EMDR

Eye Movement, Desensitization and Reprocessing, developed by Francine Shapiro in the late 1980s, is an extremely powerful and effective brief therapy, which uses eye movements to reprocess traumatic events.

EMDR can be applied to a wide range of emotional problems, including the most severe disturbances: post-traumatic stress disorder (PTSD), phobias, excessive grief, and memories of sexual abuse or assault – even decades after the original events. EMDR helps process even the most painful and extreme human emotions very quickly and effectively. EMDR is a powerful therapeutic tool because it is a means to process any unresolved incident from the past.

Often, there is some revisiting of the original events with this therapy, but any pain and distress experienced is short-lived, and once it's gone it's gone for good. The body finds ways to make the incident, however terrible, something with which you can be at peace.


How does it work? 
Things happen every day that make us feel bad. But only certain events retain this power long after the incident itself. Usually, difficult experiences produce bad feelings for only a short time. Then naturally, and without any efforts, you feel better again. If the experience is processed completely, you can't get the original bad feelings back.

But sometimes an experience gets stuck in the body. In adult life this can happen if you are a victim of an accident or crime, from divorce, bereavement and so on. Children are especially vulnerable to trauma.

When a traumatic experience becomes stuck in your neurology, anything that reminds you of it (even if only unconsciously) takes you directly back to the feelings associated with the original event. You may not even have any conscious recollection of the original event itself, but you experience the pain of it all over again. You might function happily for years before something happens in your life, or you reach a particular age, and everything falls apart. The trauma had lied dormant and has now been activated.

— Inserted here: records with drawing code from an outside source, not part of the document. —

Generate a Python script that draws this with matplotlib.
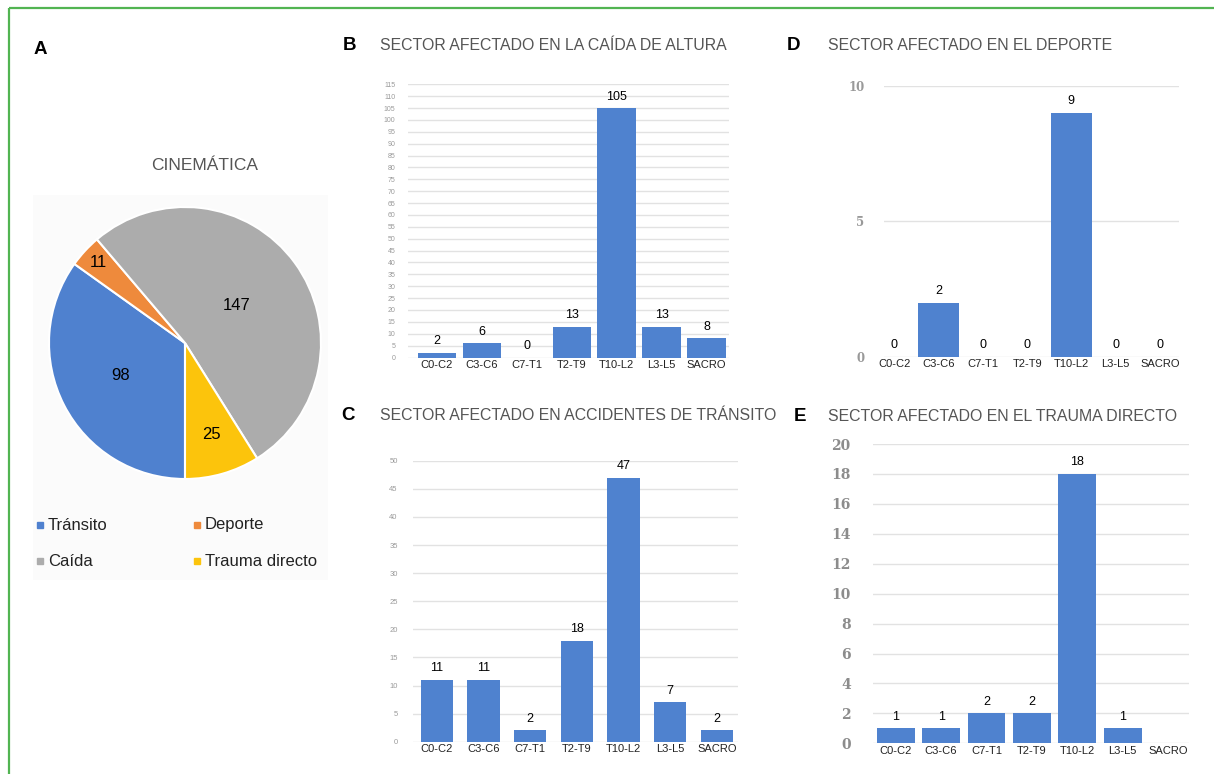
import matplotlib
matplotlib.use("Agg")
import matplotlib.pyplot as plt
from matplotlib.patches import Rectangle
import numpy as np

# ---------------- data ----------------
categories = ['C0-C2', 'C3-C6', 'C7-T1', 'T2-T9', 'T10-L2', 'L3-L5', 'SACRO']
caida_altura = [2, 6, 0, 13, 105, 13, 8]
accidentes_transito = [11, 11, 2, 18, 47, 7, 2]
deporte = [0, 2, 0, 0, 9, 0, 0]
trauma_directo = [1, 1, 2, 2, 18, 1, 0]
trauma_labels_shown = [True, True, True, True, True, True, False]

pie_labels = ['Tránsito', 'Deporte', 'Caída', 'Trauma directo']
pie_values = [98, 11, 147, 25]
pie_colors = ['#4f81cf', '#ee8a3c', '#acacac', '#fcc40c']

BAR = '#4f82cf'
W, H = 1214, 774
plt.rcParams['font.family'] = ['Liberation Sans', 'DejaVu Sans']

fig = plt.figure(figsize=(W / 100, H / 100), dpi=100)
fig.patch.set_facecolor('white')


def px_axes(l, t, r, b, **kw):
    return fig.add_axes([l / W, 1 - b / H, (r - l) / W, (b - t) / H], **kw)


# overlay for decorations
ov = px_axes(0, 0, W, H, zorder=-5)
ov.set_xlim(0, W)
ov.set_ylim(H, 0)
ov.axis('off')
ov.add_patch(Rectangle((33, 195), 295, 385, facecolor='#fbfbfb', edgecolor='none'))
ov.plot([8.5, 8.5], [7.5, H + 5], color='#52b452', lw=1.6, solid_capstyle='butt')
ov.plot([8.5, W + 5], [7.5, 7.5], color='#52b452', lw=1.6, solid_capstyle='butt')

# ---------------- panel A: pie ----------------
fig.text(40 / W, 1 - 50 / H, 'A', fontsize=13.5, fontweight='bold', ha='center', va='center')
fig.text(205 / W, 1 - 165 / H, 'CINEMÁTICA', fontsize=12.5, color='#555555', ha='center', va='center')

axp = px_axes(49, 207, 321, 479)
wedges, texts, autotexts = axp.pie(
    pie_values, colors=pie_colors, startangle=270, counterclock=False,
    radius=1, autopct=lambda p: '', wedgeprops=dict(edgecolor='white', linewidth=1.5))
label_r = [0.53, 0.87, 0.47, 0.70]
for w, v, r in zip(wedges, pie_values, label_r):
    ang = np.deg2rad((w.theta1 + w.theta2) / 2)
    axp.text(r * np.cos(ang), r * np.sin(ang), str(v), ha='center', va='center',
             fontsize=12, color='black')
axp.set_xlim(-1.0, 1.0)
axp.set_ylim(-1.0, 1.0)
axp.set_aspect('auto')

# legend drawn in overlay
leg_pos = [(40, 525), (197, 525), (40, 561), (197, 561)]
for (x, y), lab, col in zip(leg_pos, pie_labels, pie_colors):
    ov.plot([x], [y], marker='s', markersize=4.5, color=col, linestyle='none')
    ov.text(x + 8, y, lab, fontsize=12, color='#222222', ha='left', va='center')


# ---------------- bar panels ----------------
def bar_panel(box, xlim, ylim, yticks, values, width, tickfont, show=None):
    ax = px_axes(*box)
    x = np.arange(len(categories))
    ax.bar(x, values, width=width, color=BAR, zorder=3)
    if show is None:
        show = [True] * len(values)
    for xi, v, s in zip(x, values, show):
        if s:
            ax.annotate(str(v), (xi, v), xytext=(0, 4), textcoords='offset points',
                        ha='center', va='bottom', fontsize=9, color='black')
    ax.set_xlim(*xlim)
    ax.set_ylim(*ylim)
    ax.set_yticks(yticks)
    ax.set_xticks(x)
    ax.set_xticklabels(categories, fontsize=8, color='#222222',
                       family=['Liberation Sans Narrow', 'Liberation Sans'])
    ax.tick_params(axis='x', length=0, pad=2)
    ax.tick_params(axis='y', length=0, **tickfont.pop('tp', {}))
    for lab in ax.get_yticklabels():
        lab.set(**tickfont)
    ax.grid(axis='y', color='#e2e2e2', lw=1.0, zorder=0)
    for s in ax.spines.values():
        s.set_visible(False)
    ax.set_facecolor('none')
    return ax


# B
bar_panel((408, 84.3, 729, 357.5), (-0.64, 6.5), (0, 115), np.arange(0, 116, 5),
          caida_altura, 0.85, dict(fontsize=5, color='#9a9a9a', tp=dict(pad=9)))
# C
bar_panel((413, 460.7, 738, 741.7), (-0.51, 6.45), (0, 50), np.arange(0, 51, 5),
          accidentes_transito, 0.69, dict(fontsize=5.5, color='#9a9a9a', tp=dict(pad=11)))
# D
bar_panel((884, 85.7, 1179, 356.7), (-0.23, 6.43), (0, 10), [0, 5, 10],
          deporte, 0.94, dict(fontsize=8.5, color='#999999', fontweight='bold',
                              family='DejaVu Serif', tp=dict(pad=14)))
# E
bar_panel((873, 444, 1189, 743.3), (-0.5, 6.46), (0, 20), np.arange(0, 21, 2),
          trauma_directo, 0.83, dict(fontsize=10, color='#8c8c8c', fontweight='bold',
                                     family='DejaVu Serif', tp=dict(pad=16)),
          show=trauma_labels_shown)

# titles
titles = [
    ('B', 350, 45, 380, 'SECTOR AFECTADO EN LA CAÍDA DE ALTURA'),
    ('C', 348, 415, 380, 'SECTOR AFECTADO EN ACCIDENTES DE TRÁNSITO'),
    ('D', 793, 45, 828, 'SECTOR AFECTADO EN EL DEPORTE'),
    ('E', 800, 417, 828, 'SECTOR AFECTADO EN EL TRAUMA DIRECTO'),
]
for letter, lx, y, tx, txt in titles:
    fig.text(lx / W, 1 - y / H, letter, fontsize=13.5, fontweight='bold', ha='center', va='center')
    fig.text(tx / W, 1 - y / H, txt, fontsize=11.4, color='#555555', ha='left', va='center')

fig.savefig('out.png', dpi=100)
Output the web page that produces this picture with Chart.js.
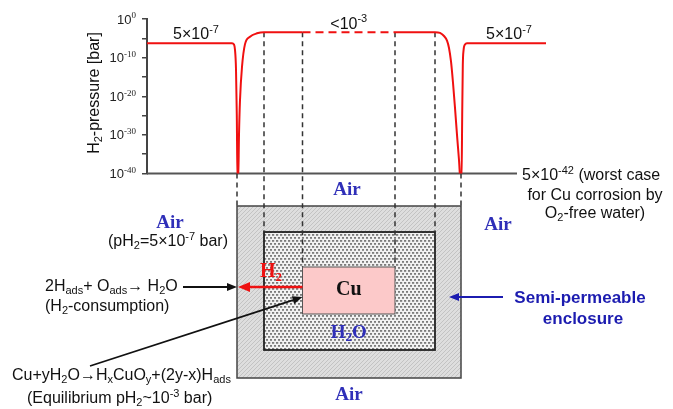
<!DOCTYPE html>
<html>
<head>
<meta charset="utf-8">
<script src="https://cdn.jsdelivr.net/npm/chart.js@4/dist/chart.umd.min.js"></script>
<style>
html,body{margin:0;padding:0;background:#fff}
#wrap{width:673px;height:409px}
</style>
</head>
<body>
<div id="wrap"><canvas id="c" width="673" height="409"></canvas></div>
<script>
// position across the cross-section (arbitrary units) and log10 of the H2 pressure [bar]
const xPos = [0, 85, 87, 88, 89, 89.8, 90.5,
  91.2, 92, 93, 95, 98, 103, 110, 117,
  155.5, 248,
  288, 293, 297, 300, 302, 304, 306, 308, 310, 312, 313.5,
  314.5, 315.2, 315.8, 316.6, 318, 320, 399];
const logP = [-6.3, -6.3, -6.6, -8, -13, -25, -42,
  -42, -30, -21, -12.4, -6.5, -4.6, -3.7, -3.4,
  -3.4, -3.4,
  -3.4, -3.6, -4.4, -5.6, -7.5, -11, -16.5, -23, -30, -36.5, -42,
  -42, -25, -12, -8, -6.6, -6.3, -6.3];
// the <10^-3 stretch over the Cu piece is only an upper bound, drawn dashed
const dashFrom = 155.5, dashTo = 248;
// zone edges: enclosure, water, Cu, Cu, water, enclosure
const zoneEdges = [90, 117, 155.5, 248, 288, 314];
const xAxisEnd = 370;
const yMin = -40, yMax = 0, yStep = 5;
const yLabelEvery = 10;

const SANS = '"Liberation Sans", Arial, sans-serif';
const SERIF = '"Liberation Serif", "Times New Roman", serif';
const BLUE = '#2f2fb8';

// text with sub/superscripts: plain strings, [t,'_'] subscript, [t,'^'] superscript
function rich(ctx, parts, x, y, o){
  const size = o.size, small = Math.round(size*(o.ratio||0.66));
  const fnt = (s, fam) => `${o.weight||'normal'} ${s}px ${fam||o.family||SANS}`;
  const items = parts.map(p => typeof p==='string' ? {t:p, s:size, dy:0}
    : {t:p[0], s:small, dy: p[1]==='_' ? size*0.26 : -size*0.3, fam:o.supFamily});
  let w = 0;
  items.forEach(it=>{ ctx.font = fnt(it.s, it.fam); it.w = ctx.measureText(it.t).width; w += it.w; });
  let cx = o.align==='left' ? x : (o.align==='right' ? x-w : x-w/2);
  ctx.fillStyle = o.color || '#111';
  ctx.textAlign = 'left';
  ctx.textBaseline = 'middle';
  items.forEach(it=>{ ctx.font = fnt(it.s, it.fam); ctx.fillText(it.t, cx, y+it.dy); cx += it.w; });
}

function arrow(ctx, x1, y1, x2, y2, color, lw, hl, hw){
  const a = Math.atan2(y2-y1, x2-x1);
  const bx = x2-hl*Math.cos(a), by = y2-hl*Math.sin(a);
  ctx.strokeStyle = color; ctx.lineWidth = lw; ctx.setLineDash([]);
  ctx.beginPath(); ctx.moveTo(x1,y1); ctx.lineTo(bx,by); ctx.stroke();
  ctx.fillStyle = color;
  ctx.beginPath(); ctx.moveTo(x2,y2);
  ctx.lineTo(bx + hw/2*Math.sin(a), by - hw/2*Math.cos(a));
  ctx.lineTo(bx - hw/2*Math.sin(a), by + hw/2*Math.cos(a));
  ctx.closePath(); ctx.fill();
}

function makePattern(ctx, w, h, draw){
  const c = document.createElement('canvas');
  c.width = w; c.height = h;
  draw(c.getContext('2d'));
  return ctx.createPattern(c, 'repeat');
}

// enclosure sketch below the plot (vertical placement in pixels)
const sketch = {outerTop:206, outerBottom:378, innerTop:232, innerBottom:350, cuTop:267, cuBottom:314, h2Row:287};

const sketchPlugin = {
  id: 'sketch',
  beforeDatasetsDraw(chart){
    const ctx = chart.ctx, xs = chart.scales.x, ys = chart.scales.y;
    const X = v => xs.getPixelForValue(v);
    const e = zoneEdges.map(X);
    const S = sketch;
    ctx.save();
    // x axis line, shorter than the curve
    ctx.strokeStyle = '#555'; ctx.lineWidth = 2;
    ctx.beginPath(); ctx.moveTo(chart.chartArea.left, chart.chartArea.bottom); ctx.lineTo(X(xAxisEnd), chart.chartArea.bottom); ctx.stroke();

    const hatch = makePattern(ctx, 4, 4, g=>{
      g.fillStyle = '#dedede'; g.fillRect(0,0,4,4);
      g.strokeStyle = '#bdbdbd'; g.lineWidth = 0.8;
      g.beginPath(); g.moveTo(0,4); g.lineTo(4,0); g.stroke();
    });
    const dots = makePattern(ctx, 4, 6, g=>{
      g.fillStyle = '#f2f2f2'; g.fillRect(0,0,4,6);
      g.fillStyle = '#7c7c7c'; g.fillRect(0,0,2.2,1.8); g.fillRect(2,3,2.2,1.8);
    });
    ctx.fillStyle = hatch; ctx.fillRect(e[0], S.outerTop, e[5]-e[0], S.outerBottom-S.outerTop);
    ctx.strokeStyle = '#444'; ctx.lineWidth = 1.5;
    ctx.strokeRect(e[0], S.outerTop, e[5]-e[0], S.outerBottom-S.outerTop);
    ctx.fillStyle = dots; ctx.fillRect(e[1], S.innerTop, e[4]-e[1], S.innerBottom-S.innerTop);
    ctx.strokeStyle = '#222'; ctx.lineWidth = 1.8;
    ctx.strokeRect(e[1], S.innerTop, e[4]-e[1], S.innerBottom-S.innerTop);
    ctx.fillStyle = '#fcc9c9'; ctx.fillRect(e[2], S.cuTop, e[3]-e[2], S.cuBottom-S.cuTop);
    ctx.strokeStyle = '#555'; ctx.lineWidth = 1;
    ctx.strokeRect(e[2], S.cuTop, e[3]-e[2], S.cuBottom-S.cuTop);

    // dashed guides from the curve down to the sketch
    const top = ys.getPixelForValue(-3.4), bot = chart.chartArea.bottom;
    const guides = [[e[0], bot, S.outerTop], [e[5], bot, S.outerTop],
      [e[1], top, S.innerTop], [e[4], top, S.innerTop],
      [e[2], top, S.cuTop], [e[3], top, S.cuTop]];
    ctx.strokeStyle = '#333'; ctx.lineWidth = 1.5; ctx.setLineDash([5,4]);
    guides.forEach(([x,y1,y2])=>{ ctx.beginPath(); ctx.moveTo(x,y1); ctx.lineTo(x,y2); ctx.stroke(); });
    ctx.restore();
  },
  afterDraw(chart){
    const ctx = chart.ctx, xs = chart.scales.x, ys = chart.scales.y;
    const X = v => xs.getPixelForValue(v);
    const e = zoneEdges.map(X);
    const S = sketch;
    ctx.save();
    // y tick labels as 10^n with a real superscript
    ys.ticks.forEach(t=>{
      if (t.value % yLabelEvery !== 0) return;
      rich(ctx, ['10',[String(t.value),'^']], ys.right - 11, ys.getPixelForValue(t.value)+1,
        {size:13, ratio:0.7, align:'right', color:'#222', supFamily:SERIF});
    });
    // axis title
    ctx.save(); ctx.translate(95, 93); ctx.rotate(-Math.PI/2);
    rich(ctx, ['H',['2','_'],'-pressure [bar]'], 0, 0, {size:16});
    ctx.restore();
    // curve labels
    const lvl = ys.getPixelForValue(-6.3) - 9;
    rich(ctx, ['5\u00d710',['-7','^']], X(49), lvl, {size:16});
    rich(ctx, ['5\u00d710',['-7','^']], X(362), lvl, {size:16});
    rich(ctx, ['<10',['-3','^']], (e[2]+e[3])/2, ys.getPixelForValue(-3.4)-8, {size:16});
    const ax = X(xAxisEnd) + 5, ay = chart.chartArea.bottom + 2;
    rich(ctx, ['5\u00d710',['-42','^'],' (worst case'], ax, ay, {size:16, align:'left'});
    rich(ctx, ['for Cu corrosion by'], 595, ay+20, {size:16});
    rich(ctx, ['O',['2','_'],'-free water)'], 595, ay+38, {size:16});

    // sketch labels
    const mid = (e[0]+e[5])/2;
    const air = {size:19, weight:'bold', family:SERIF, color:BLUE};
    rich(ctx, ['Air'], mid-2, 190, air);
    rich(ctx, ['Air'], 170, 223, air);
    rich(ctx, ['Air'], 498, 225, air);
    rich(ctx, ['Air'], mid, 395, air);
    rich(ctx, ['(pH',['2','_'],'=5\u00d710',['-7','^'],' bar)'], 168, 242, {size:16});
    rich(ctx, ['Cu'], (e[2]+e[3])/2, 290, {size:20, weight:'bold', family:SERIF, color:'#111'});
    rich(ctx, ['H',['2','_'],'O'], (e[2]+e[3])/2, 333, {size:19, weight:'bold', family:SERIF, color:BLUE});
    rich(ctx, ['H',['2','_']], 271, 272, {size:20, weight:'bold', family:SERIF, color:'#ee1111'});
    arrow(ctx, e[2], S.h2Row, e[0]+1, S.h2Row, '#ee1111', 2.5, 12, 10);

    rich(ctx, ['2H',['ads','_'],'+ O',['ads','_'],'\u2192 H',['2','_'],'O'], 45, S.h2Row, {size:16, align:'left'});
    rich(ctx, ['(H',['2','_'],'-consumption)'], 45, 307, {size:16, align:'left'});
    arrow(ctx, 183, S.h2Row, e[0], S.h2Row, '#111', 1.8, 10, 8);

    rich(ctx, ['Cu+yH',['2','_'],'O\u2192H',['x','_'],'CuO',['y','_'],'+(2y-x)H',['ads','_']], 12, 376, {size:16, align:'left'});
    rich(ctx, ['(Equilibrium pH',['2','_'],'~10',['-3','^'],' bar)'], 27, 399, {size:16, align:'left'});
    arrow(ctx, 90, 366, e[2], 297, '#111', 1.8, 10, 8);

    arrow(ctx, 503, 297, e[5]-12, 297, '#1c1cb0', 2, 10, 8);
    rich(ctx, ['Semi-permeable'], 580, 298, {size:17, weight:'bold', color:'#1c1cb0'});
    rich(ctx, ['enclosure'], 583, 319, {size:17, weight:'bold', color:'#1c1cb0'});
    ctx.restore();
  }
};

const data = xPos.map((x,i)=>({x, y:logP[i]}));

new Chart(document.getElementById('c'), {
  type: 'line',
  data: {
    datasets: [{
      label: 'H2 pressure',
      data,
      borderColor: '#f01010',
      borderWidth: 2,
      pointRadius: 0,
      cubicInterpolationMode: 'monotone',
      segment: {
        borderDash: c => (c.p0.parsed.x >= dashFrom && c.p1.parsed.x <= dashTo) ? [8,5] : undefined
      }
    }]
  },
  options: {
    responsive: false,
    animation: false,
    devicePixelRatio: 1,
    layout: { padding: { top: 19, right: 127, bottom: 235.5, left: 0 } },
    plugins: { legend: { display: false }, tooltip: { enabled: false } },
    scales: {
      x: { type: 'linear', min: 0, max: 399, display: false },
      y: {
        type: 'linear', min: yMin, max: yMax,
        afterFit: s => { s.width = 147; },
        border: { color: '#444', width: 2 },
        grid: { display: true, drawOnChartArea: false, drawTicks: true, tickLength: 5, color: '#444', lineWidth: 1.5 },
        // labels are drawn by the sketch plugin so the exponent can be a real superscript
        ticks: { stepSize: yStep, autoSkip: false, callback: () => '' }
      }
    }
  },
  plugins: [sketchPlugin]
});
</script>
</body>
</html>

By using eye movements, EMDR enables those stuck feelings and experiences to be reprocessed naturally and quickly, enabling you to feel normal again and to update limiting beliefs often associated with the traumatic event.

Shapiro herself doesn't explain how eye movements reprocess traumatic experiences. However, from NLP we know that moving the eyes in different positions gives access to different mental processing. Looking up, for example, is associated with visualizing, and looking to the left is associated with memory recall (see under NLP.) In Kinesiology an effective correction involves tracking eye movement across the centre of our vision, to involve both hemispheres of the brain. (The trauma may also relate to the direction of the actual gaze at the time the trauma occurred.) So by focusing on the problem while moving the eyes, and expressing the thoughts, feelings and emotions that arise, the brain is able to gain access to and process events that had become frozen within the unconscious body.


EMDR in practice 
EMDR is a remarkable treatment because it so quickly and completely reprocesses even the most terrible experiences from the past. The treatment itself is nothing like as painful as is usually anticipated, and is faster than seems reasonable to hope for.

Even though in the hands of a competent therapist EMDR is entirely safe, because there is some re-experiencing of the original events, it is important that the client feels very safe and has a high level of trust in the therapist. The therapist's interventions in this process are minimal. The therapist accompanies the client and provides safety, support and reassurance, but it is the client's journey and the therapist is merely the guide.

The process involves identifying the experience in the present that makes you feel bad. You will identify the somatic feelings, the emotions and any negative beliefs associated with it. Your eyes are then taken through a set of movements. You may experience feelings in your body, emotions, pictures, memories, words. You may re-experience the original events in accelerated form. You will probably revisit several different times and events. It may take a number of sets of eye movements until your body has completely reprocessed all the experiences associated with the problem.

It is important to stress that it is only inappropriate emotions that are dissolved. For example, chronic, debilitating grief from the loss of a loved one years ago is inappropriate and so is readily processed with EMDR. Natural feelings of sadness and loss which are perfectly appropriate will remain with you.

In place of any negative beliefs you formed as a result of the experience, we put in place positive beliefs that you would like to hold, and apply eye-movement sets to those beliefs until they are strongly held. All the inappropriate, painful feelings are resolved, the negative beliefs deriving from the experiences are relinquished, and what was once a trauma is now simply a memory that no longer has power over you.